Seule l’initiative de Jérôme Jarre, star des réseaux sociaux qui a réuni 2 millions de dollars au mois de mars pour lutter contre le faim en Somalie, a été relayée dans les médias du monde entier. Le jeune Français de 26 ans, installé aux Etats-Unis, avait lancé un défi aux internautes : faire décoller un avion chargé de nourriture. Sa collecte de dons, partagée en masse sur les réseaux sociaux, a ainsi permis la distribution de 60 tonnes de denrées alimentaires. Mais, malgré cette belle histoire, les besoins, immenses, sont encore loin d’être satisfaits.
60 TONNES DISTRIBUÉES ! VIDÉO POUR POUR LES 85,000 PERSONNES QUI ONT DONNÉ ET SOUTIENNENT CE PROJET ❤️ pic.twitter.com/kEXTKPk5wD
— JÉRÔME JARRE (@jeromejarre) 4 avril 2017
- L’aide humanitaire, pas une priorité pour la communauté internationale
Malgré les appels répétés du secrétaire général de l’ONU, Antonio Guterres, qui évoque la "pire crise humanitaire depuis la fin de la Seconde guerre mondiale", la communauté internationale tarde à se mobiliser. Les Nations unies n’ont ainsi reçu, début avril, que 20% des 4,4 milliards de dollars nécessaires pour acheminer de l’aide dans la Corne de l’Afrique. "En quelques années, les préoccupations humanitaires ont cédé face aux préoccupations migratoires", avance Tristan Coloma.
Résultat : l’aide humanitaire, comme l’aide au développement (ADP), ne sont plus des priorités pour l’Union européenne.

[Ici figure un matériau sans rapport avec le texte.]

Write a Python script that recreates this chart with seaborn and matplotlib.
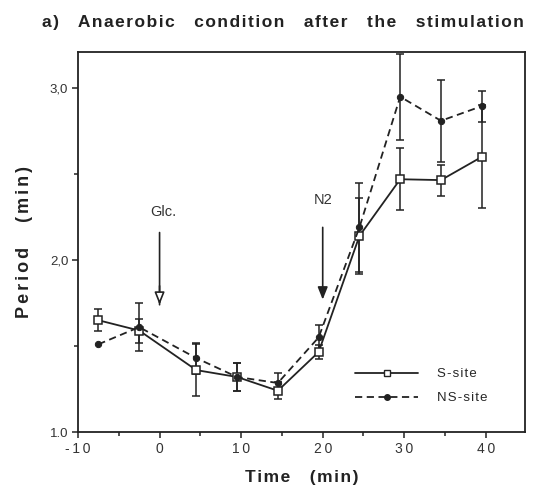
import numpy as np
import pandas as pd
import matplotlib
matplotlib.use("Agg")
import matplotlib.pyplot as plt
import seaborn as sns
from matplotlib.lines import Line2D

# ---- data ----
time = [-7.5, -2.5, 4.5, 9.5, 14.5, 19.5, 24.5, 29.5, 34.5, 39.5]
s_site = [1.65, 1.59, 1.36, 1.32, 1.24, 1.465, 2.14, 2.47, 2.465, 2.60]
s_err = [0.065, 0.07, 0.15, 0.08, 0.05, 0.04, 0.22, 0.18, 0.09, 0.30]
ns_site = [1.51, 1.61, 1.43, 1.32, 1.285, 1.55, 2.19, 2.95, 2.81, 2.895]
ns_err = [0.0, 0.14, 0.09, 0.08, 0.06, 0.07, 0.26, 0.25, 0.24, 0.09]
series_names = ["S-site", "NS-site"]
x_ticks = [-10, 0, 10, 20, 30, 40]
y_ticks = [1.0, 2.0, 3.0]
y_tick_labels = ["1.0", "2,0", "3,0"]

HS = "\u200a"  # hair space for letter spacing


def spaced(s, sep=HS):
    return sep.join(list(s))


df = pd.DataFrame({
    "Time": time * 2,
    "Period": s_site + ns_site,
    "Site": [series_names[0]] * len(time) + [series_names[1]] * len(time),
})

sns.set_style("white")
plt.rcParams["font.family"] = ["Liberation Sans", "DejaVu Sans"]

fig = plt.figure(figsize=(5.59, 4.90), dpi=100)
ax = fig.add_axes([78 / 559, 1 - 432 / 490, (525 - 78) / 559, (432 - 52) / 490])

INK = "#222222"

# error bars
ax.errorbar(time, s_site, yerr=s_err, fmt="none", ecolor=INK,
            elinewidth=1.1, capsize=3, capthick=1.1, zorder=1)
ns_t = [t for t, e in zip(time, ns_err) if e > 0]
ns_v = [v for v, e in zip(ns_site, ns_err) if e > 0]
ns_e = [e for e in ns_err if e > 0]
ax.errorbar(ns_t, ns_v, yerr=ns_e, fmt="none", ecolor=INK,
            elinewidth=1.1, capsize=3, capthick=1.1, zorder=1)

sns.lineplot(data=df, x="Time", y="Period", hue="Site", style="Site",
             palette=[INK, INK],
             dashes={"S-site": "", "NS-site": (4, 2.5)},
             markers={"S-site": "s", "NS-site": "o"},
             markersize=5.5, linewidth=1.3, ax=ax, legend=False, zorder=3)

for ln in ax.get_lines():
    if ln.get_marker() == "s":
        ln.set_markerfacecolor("white")
        ln.set_markeredgecolor(INK)
        ln.set_markeredgewidth(1.1)
    elif ln.get_marker() == "o":
        ln.set_markerfacecolor(INK)
        ln.set_markeredgecolor(INK)
        ln.set_markersize(4.5)

ax.set_xlim(-10, 44.8)
ax.set_ylim(1.0, 3.21)
ax.set_xticks(x_ticks)
ax.set_xticklabels([spaced(str(t), "\u2009") for t in x_ticks], fontsize=10)
ax.set_xticks([-5, 5, 15, 25, 35], minor=True)
ax.set_yticks(y_ticks)
ax.set_yticklabels(y_tick_labels, fontsize=9.5)
ax.set_yticks([1.5, 2.5], minor=True)
ax.tick_params(axis="both", which="both", direction="out", length=4,
               width=1.1, color=INK, labelcolor="#333333", pad=3,
               bottom=True, left=True)
ax.tick_params(axis="both", which="minor", length=3)
for sp in ax.spines.values():
    sp.set_color(INK)
    sp.set_linewidth(1.3)
    sp.set_visible(True)

ax.set_xlabel(spaced("Time") + "    " + spaced("(min)"), fontsize=12.5,
              fontweight="bold", color=INK, labelpad=10)
ax.set_ylabel(spaced("Period", HS * 2) + "     " + spaced("(min)", HS * 2),
              fontsize=13, fontweight="bold", color=INK, labelpad=12)

title_words = ["a)", "Anaerobic", "condition", "after", "the", "stimulation"]
fig.text(0.506, 0.955, "    ".join(spaced(w, HS) for w in title_words),
         ha="center", va="center", fontsize=12.5, fontweight="bold",
         color=INK)

# arrows
ax.annotate("", xy=(0, 1.74), xytext=(0, 2.16),
            arrowprops=dict(arrowstyle="-", color=INK, lw=1.2,
                            shrinkA=0, shrinkB=0))
ax.annotate("", xy=(0, 1.74), xytext=(0, 1.85),
            arrowprops=dict(arrowstyle="-|>,head_width=0.3,head_length=0.75",
                            fc="white", ec=INK, lw=1.2, shrinkA=0, shrinkB=0))
ax.text(0.5, 2.28, "Glc.", ha="center", va="center", fontsize=10.5, color="#333333")
ax.annotate("", xy=(20, 1.77), xytext=(20, 2.19),
            arrowprops=dict(arrowstyle="-|>,head_width=0.3,head_length=0.75",
                            fc=INK, ec=INK, lw=1.2, shrinkA=0, shrinkB=0))
ax.text(20, 2.35, "N2", ha="center", va="center", fontsize=10.5, color="#333333")

# legend
handles = [
    Line2D([], [], color=INK, lw=1.3, marker="s", markersize=4.5,
           markerfacecolor="white", markeredgecolor=INK),
    Line2D([], [], color=INK, lw=1.3, ls=(0, (4, 2.5)), marker="o",
           markersize=4, markerfacecolor=INK),
]
ax.legend(handles, [spaced(n) for n in series_names], loc="upper left",
          bbox_to_anchor=((355 - 78) / 447, (432 - 368) / 380),
          frameon=False, fontsize=9.5, handlelength=4.8, handletextpad=1.4,
          labelspacing=0.9, borderpad=0, borderaxespad=0)

fig.savefig("out.png", dpi=100)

L’UE, qui s’était fixée comme objectif de consacrer 0,7% de son revenu national brut à l’ADP en 2015, n’a atteint que 0,41% en 2014, selon Eurostat. "Les politiques migratoires de l’Union européenne sur la zone de la Corne de l’Afrique ont pour objectif de maintenir les gens sur place en faisant de l’aide au développement, essentiellement industrielle", précise le rédacteur en chef de la Lettre de l’océan indien. "Sauf qu’on ne mange pas des boulons."